On January 6, she told TV station France 2 a second US presidential term for Donald Trump would be “clearly a threat” to European interests. 

“Frankly, I love a central banker who recognises the truth of what the Fed’s [former chairman] Marriner Eccles said: economists are best kept in the Fed’s basement as they don’t know the limits of their theories,” said Field.

He said his “first instinct” when he read about Lagarde and the ECB staff apparent opposition was to ask “is this really a fight over monetary policy, any more than a grand narrative”.

As a lawyer, she is wondering why most of her staff’s projections are wrong and the performance of the real economy appears independent of ECB raising nominal interest rates,” he said. 

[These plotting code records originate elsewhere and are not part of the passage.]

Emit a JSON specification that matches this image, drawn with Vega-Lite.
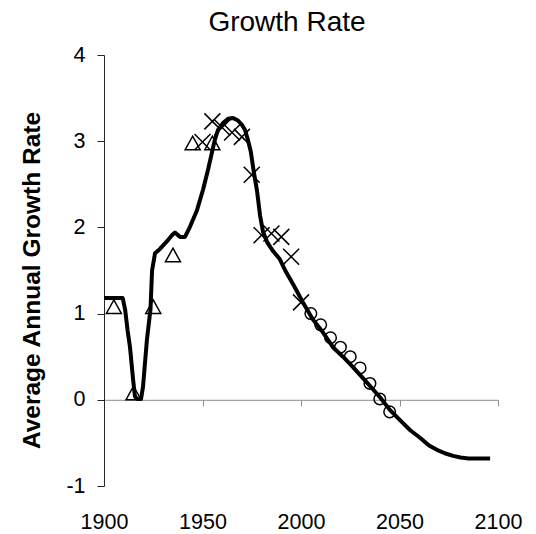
{
  "$schema": "https://vega.github.io/schema/vega-lite/v6.json",
  "autosize": {"type": "none"},
  "width": 394,
  "height": 431,
  "padding": {"left": 104, "top": 55, "right": 38, "bottom": 48},
  "background": "white",
  "config": {
    "view": {"stroke": null},
    "font": "Liberation Sans",
    "axis": {"grid": false, "labelFont": "Liberation Sans", "titleFont": "Liberation Sans", "labelColor": "black", "titleColor": "black"}
  },
  "title": {
    "text": "Growth Rate",
    "fontSize": 28,
    "fontWeight": "normal",
    "font": "Liberation Sans",
    "color": "black",
    "anchor": "middle",
    "dx": -14,
    "dy": 37,
    "offset": 22,
    "baseline": "alphabetic"
  },
  "datasets": {
    "line": [
      {"year": 1900, "value": 1.18}, {"year": 1909.5, "value": 1.18}, {"year": 1910.7, "value": 1.05},
      {"year": 1912, "value": 0.8}, {"year": 1913.2, "value": 0.61}, {"year": 1914.7, "value": 0.25},
      {"year": 1915.7, "value": 0.04}, {"year": 1916.8, "value": 0.01}, {"year": 1918.8, "value": 0.01},
      {"year": 1919.8, "value": 0.15}, {"year": 1921.8, "value": 0.7}, {"year": 1923.6, "value": 1.05},
      {"year": 1924.4, "value": 1.5}, {"year": 1925.9, "value": 1.7}, {"year": 1928.4, "value": 1.75},
      {"year": 1932, "value": 1.84}, {"year": 1934.5, "value": 1.91}, {"year": 1936, "value": 1.94},
      {"year": 1938.6, "value": 1.89}, {"year": 1941.1, "value": 1.89}, {"year": 1943.7, "value": 2.01},
      {"year": 1947.2, "value": 2.2}, {"year": 1950.3, "value": 2.44}, {"year": 1952.8, "value": 2.67},
      {"year": 1954.8, "value": 2.87}, {"year": 1956.3, "value": 3.02}, {"year": 1957.9, "value": 3.13},
      {"year": 1960.4, "value": 3.21}, {"year": 1963, "value": 3.26}, {"year": 1965.5, "value": 3.27},
      {"year": 1968, "value": 3.24}, {"year": 1970, "value": 3.19}, {"year": 1971.6, "value": 3.13},
      {"year": 1973, "value": 3.02}, {"year": 1974.5, "value": 2.88}, {"year": 1976, "value": 2.65},
      {"year": 1977.7, "value": 2.42}, {"year": 1979.2, "value": 2.14}, {"year": 1980.7, "value": 1.95},
      {"year": 1983, "value": 1.82}, {"year": 1986, "value": 1.72}, {"year": 1989.3, "value": 1.63},
      {"year": 1992, "value": 1.5}, {"year": 1996, "value": 1.34}, {"year": 2001, "value": 1.13},
      {"year": 2006.1, "value": 0.93}, {"year": 2011.2, "value": 0.78}, {"year": 2016.2, "value": 0.61},
      {"year": 2021.3, "value": 0.5}, {"year": 2026.4, "value": 0.38}, {"year": 2033.5, "value": 0.2},
      {"year": 2040.1, "value": 0.03}, {"year": 2045.2, "value": -0.12}, {"year": 2050, "value": -0.23},
      {"year": 2055.3, "value": -0.35}, {"year": 2060.4, "value": -0.44}, {"year": 2065, "value": -0.53},
      {"year": 2069, "value": -0.58}, {"year": 2073, "value": -0.62}, {"year": 2077.2, "value": -0.65},
      {"year": 2081, "value": -0.67}, {"year": 2085, "value": -0.68}, {"year": 2090, "value": -0.68},
      {"year": 2096, "value": -0.68}
    ],
    "points": [
      {"year": 1905, "value": 1.08, "series": "triangle"},
      {"year": 1915, "value": 0.08, "series": "triangle"},
      {"year": 1925, "value": 1.08, "series": "triangle"},
      {"year": 1935, "value": 1.68, "series": "triangle"},
      {"year": 1945, "value": 2.98, "series": "triangle"},
      {"year": 1955, "value": 2.98, "series": "triangle"},
      {"year": 1950, "value": 2.99, "series": "cross"},
      {"year": 1955, "value": 3.23, "series": "cross"},
      {"year": 1960, "value": 3.16, "series": "cross"},
      {"year": 1965, "value": 3.1, "series": "cross"},
      {"year": 1970, "value": 3.05, "series": "cross"},
      {"year": 1975, "value": 2.61, "series": "cross"},
      {"year": 1980, "value": 1.91, "series": "cross"},
      {"year": 1985, "value": 1.93, "series": "cross"},
      {"year": 1990, "value": 1.89, "series": "cross"},
      {"year": 1995, "value": 1.66, "series": "cross"},
      {"year": 2000, "value": 1.13, "series": "cross"},
      {"year": 2005, "value": 1.0, "series": "circle"},
      {"year": 2010, "value": 0.87, "series": "circle"},
      {"year": 2015, "value": 0.72, "series": "circle"},
      {"year": 2020, "value": 0.61, "series": "circle"},
      {"year": 2025, "value": 0.5, "series": "circle"},
      {"year": 2030, "value": 0.37, "series": "circle"},
      {"year": 2035, "value": 0.19, "series": "circle"},
      {"year": 2040, "value": 0.01, "series": "circle"},
      {"year": 2045, "value": -0.14, "series": "circle"}
    ]
  },
  "layer": [
    {
      "data": {"name": "line"},
      "mark": {"type": "line", "color": "black", "strokeWidth": 4, "strokeJoin": "round", "strokeCap": "butt"},
      "encoding": {
        "x": {"field": "year", "type": "quantitative",
          "scale": {"domain": [1900, 2100], "nice": false, "zero": false},
          "axis": {"orient": "bottom", "title": null, "domain": false, "ticks": false, "tickSize": 0,
            "values": [1900, 1950, 2000, 2050, 2100], "labelExpr": "'' + datum.value",
            "labelFontSize": 21.5, "labelBaseline": "alphabetic", "labelPadding": 42, "labelFlush": false, "labelOverlap": false}},
        "y": {"field": "value", "type": "quantitative",
          "scale": {"domain": [-1, 4], "nice": false, "zero": false},
          "axis": {"title": "Average Annual Growth Rate", "titleFontSize": 24.5, "titleFontWeight": "bold",
            "titleX": -72, "titleY": 225, "titleAngle": -90, "titleAlign": "center", "titleBaseline": "middle",
            "values": [-1, 0, 1, 2, 3, 4], "labelExpr": "'' + datum.value",
            "labelFontSize": 21.5, "labelPadding": 12, "tickSize": 7, "domainColor": "#262626", "tickColor": "#262626",
            "labelFlush": false, "labelOverlap": false}}
      }
    },
    {
      "data": {"name": "points"},
      "transform": [{"filter": "datum.series == 'triangle'"}],
      "mark": {"type": "point", "shape": "M0,-0.9L1,0.9L-1,0.9Z", "size": 225, "filled": false, "opacity": 1, "stroke": "black", "strokeWidth": 1.5, "fill": "transparent"},
      "encoding": {
        "x": {"field": "year", "type": "quantitative",
          "scale": {"domain": [1900, 2100], "nice": false, "zero": false},
          "axis": {"orient": "bottom", "offset": -86.2, "title": null, "labels": false, "domainColor": "#8c8c8c", "tickColor": "#8c8c8c",
            "tickSize": 6, "values": [1900, 1950, 2000, 2050, 2100]}},
        "y": {"field": "value", "type": "quantitative"}
      }
    },
    {
      "data": {"name": "points"},
      "transform": [{"filter": "datum.series == 'cross'"}],
      "mark": {"type": "point", "shape": "M-1,-1L1,1M1,-1L-1,1", "size": 256, "filled": false, "opacity": 1, "stroke": "black", "strokeWidth": 1.5},
      "encoding": {
        "x": {"field": "year", "type": "quantitative", "axis": null},
        "y": {"field": "value", "type": "quantitative"}
      }
    },
    {
      "data": {"name": "points"},
      "transform": [{"filter": "datum.series == 'circle'"}],
      "mark": {"type": "point", "shape": "circle", "size": 133, "filled": false, "opacity": 1, "stroke": "black", "strokeWidth": 1.5, "fill": "transparent"},
      "encoding": {
        "x": {"field": "year", "type": "quantitative", "axis": null},
        "y": {"field": "value", "type": "quantitative"}
      }
    }
  ],
  "resolve": {"axis": {"x": "independent"}}
}
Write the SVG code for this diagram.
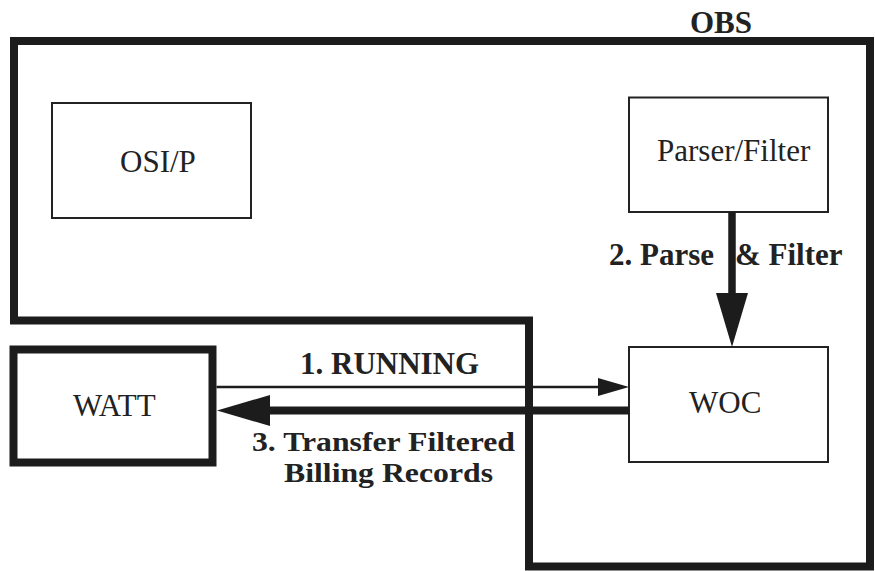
<svg xmlns="http://www.w3.org/2000/svg" width="875" height="571" viewBox="0 0 875 571">
<style>
.bg{fill:#ffffff}
.thick{fill:none;stroke:#1c1c1c;stroke-width:8;stroke-linejoin:miter}
.box{fill:#ffffff;stroke:#222222;stroke-width:2}
.lbl{font-family:"Liberation Serif","Times New Roman",serif;font-size:31px;fill:#222222}
.b{font-weight:bold}
.sm{font-size:27.5px}
.ah{fill:#1c1c1c;stroke:none}
</style>
<rect class="bg" x="0" y="0" width="875" height="571"/>
<g id="obs">
<path class="thick" d="M14,41 H870 V566.5 H529 V320.5 H14 Z"/>
<text class="lbl b" x="690" y="33">OBS</text>
</g>
<g id="osip">
<rect class="box" x="52" y="103" width="199" height="115"/>
<text class="lbl" x="120" y="172">OSI/P</text>
</g>
<g id="parser-filter">
<rect class="box" x="629" y="97.5" width="199" height="114.5"/>
<text class="lbl" x="657" y="161">Parser/Filter</text>
</g>
<g id="woc">
<rect class="box" x="629" y="347" width="199" height="115"/>
<text class="lbl" x="689" y="413">WOC</text>
</g>
<g id="watt">
<rect class="thick" x="13.5" y="349.5" width="199" height="113"/>
<text class="lbl" x="73" y="416">WATT</text>
</g>
<g id="connectors">
<line x1="732" y1="212" x2="732" y2="295" stroke="#1c1c1c" stroke-width="7.5"/>
<polygon class="ah" points="716,293 748,293 732,347"/>
<line x1="216.5" y1="387" x2="600" y2="387" stroke="#1c1c1c" stroke-width="2.5"/>
<polygon class="ah" points="598,378 629,387 598,396"/>
<line x1="268" y1="410.5" x2="629" y2="410.5" stroke="#1c1c1c" stroke-width="8"/>
<polygon class="ah" points="217,410.5 270,395 270,426"/>
<text class="lbl b" x="609" y="265">2. Parse<tspan x="735">&amp; Filter</tspan></text>
<text class="lbl b" x="300" y="374">1. RUNNING</text>
<text class="lbl b sm" x="252" y="451" textLength="263" lengthAdjust="spacingAndGlyphs">3. Transfer Filtered</text>
<text class="lbl b sm" x="284" y="481.5" textLength="209" lengthAdjust="spacingAndGlyphs">Billing Records</text>
</g>
</svg>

Lagarde “is not the first one to call economists a ‘tribal clique’,” said German economist Dirk Ehnts. 

In 1973, Swedish UCLA professor Axel Leijonhufvud wrote an article Life among the Econ describing “the extreme clannishness, not to say xenophobia, of the Econ” tribe, who occupy a “vast territory in the far North”.

The breakdown in her relations with ECB staff also affect the timing of the Eurozone’s interest-rate cuts.

Lagarde–who faces political pressure in a European election year to hint when high interest rates may start to come down–has increasingly started to side with politicians rather than the economists who advise her.

“Last week, President Lagarde conceded that the prospect of rate cuts in the summer is ‘likely’. That just about falls short of pre-commitment territory, but it’s an important shift in communication,” noted Henry Cook at MUFG bank (who is an economist).

The focus at the January 25 meeting, “which is unlikely to be a big market mover” will now be on “clues about the timing of rate cuts”, he said.

Still, some observers were less philosophical about Lagarde’s relations with her staff in an institution charged with overseeing the economies of 20 Eurozone members.

“It is not a good idea to insult people who work for you,” pointed out Stefan Gerlach, former deputy governor of the Central Bank of Ireland.